We could wrap this to raise an error. For the current situation are you validating each sublist individually or are you doing it by event?

(Answering more thoroughly now that I'm at my desk instead of my phone):

HED tags refer to the individual tags rather than the comma-separated list

OK, we should change the variable name from hed_tags to hed_strings then

My understanding is that this is at the stage of annotations for the continuous data before epoching.

yes. Here I'm assuming that each annotated segment will have a single string (containing comma-separated tags) associated with it (i.e., it's neither necessary nor allowed to associate a list of HED strings with a single annotation). Correct me if I'm wrong about that please.

The validator would take strings in [...] The validator returns a list of dicts with the issues.

OK, so maybe something like:

hed_results = func_that_validates_list_of_HED_strings(hed_strings) # or if the validator takes in single strings instead of a list, then maybe # hed_results = list(map(func_that_validates_one_HED_string, hed_strings)) if any(map(len, hed_results)): err_strings = list(map(func_that_gets_printable_strings, hed_results)) raise ValueError( "Some HED strings in your annotations failed to validate:\n" "\n - ".join(err_strings) )

For the current situation are you validating each sublist individually or are you doing it by event?

not sure what "sublist" is here, do you mean "list of HED strings, of same length as the number of annotated events"? We can structure it so that each hed_string is passed individually to a validator function, or so that the list of HED strings (one per annotation span) is passed to the validator all at once. On our end it doesn't matter, it's determined by what your API is designed to take in. If your API can handle either case, then I'd decide based on which option yields cleaner, clearer, simpler code for us. Can you point me to the validator function(s) that we're talking about here, so I can look at their params/returns?

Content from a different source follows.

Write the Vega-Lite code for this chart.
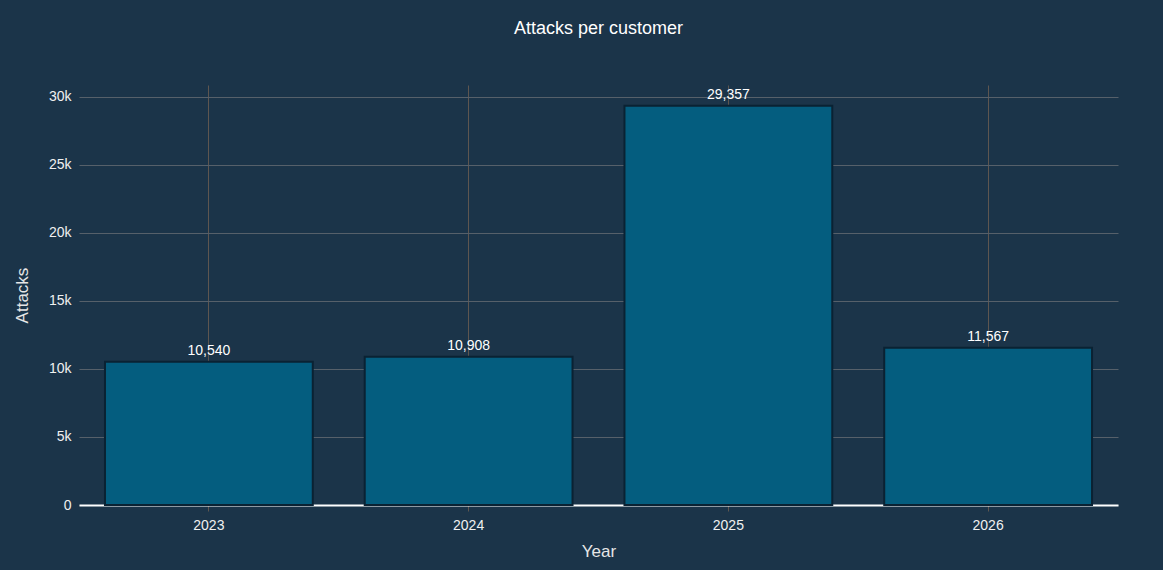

yes. Here I'm assuming that each annotated segment will have a single string (containing comma-separated tags) associated with it (i.e., it's neither necessary nor allowed to associate a list of HED strings with a single annotation). Correct me if I'm wrong about that please.

Yes there will be a single string but I need clarification on what an annotated segment is. A HED annotation would ordinarily be associated with a single time marker. Assuming that you are not using the Onset, Inset, Offset mechanism, but rather sticking to Duration this would be fine.

NOTE: If you have a table of events (with onset and HED annotations), you can also compute the (Event-context, (tags representing ongoing event processes)). I assume we would not be using that -- but that MNE would take care of that.

Can you point me to the validator function(s) that we're talking about here, so I can look at their params/returns?

For individual strings it is the HedValidator class. The input string would be converted to a HedString before validation. Here is a rough example (you only need one HedValidator for all of the strings).

error_handler = ErrorHandler(check_for_warnings=False) validator = HedValidator(schema) hed_obj = HedString(mystring, schema) issues = validator.validate(hed_obj, False, error_handler=error_handler) issue_str = get_printable_issue_string(issues)

If you want to validate an entire column (with header "HED"), you would create a TabularInput and call its validate method.

I need clarification on what an annotated segment is. A HED annotation would ordinarily be associated with a single time marker. Assuming that you are not using the Onset, Inset, Offset mechanism, but rather sticking to Duration this would be fine.

in MNE Annotations (and by extension, HEDAnnotations), each "annotation span" has attributes onset, duration, description (and for HEDAnnotations, also hed_string). Duration may be zero.

If you have a table of events (with onset and HED annotations), you can also compute the (Event-context, (tags representing ongoing event processes)). I assume we would not be using that -- but that MNE would take care of that.

I think that is something we can handle later in a separate PR, once the HEDAnnotation class is in place. IIUC, that would be useful when creating epochs (i.e., create epochs around button press events, but only within an event context of "response window is open")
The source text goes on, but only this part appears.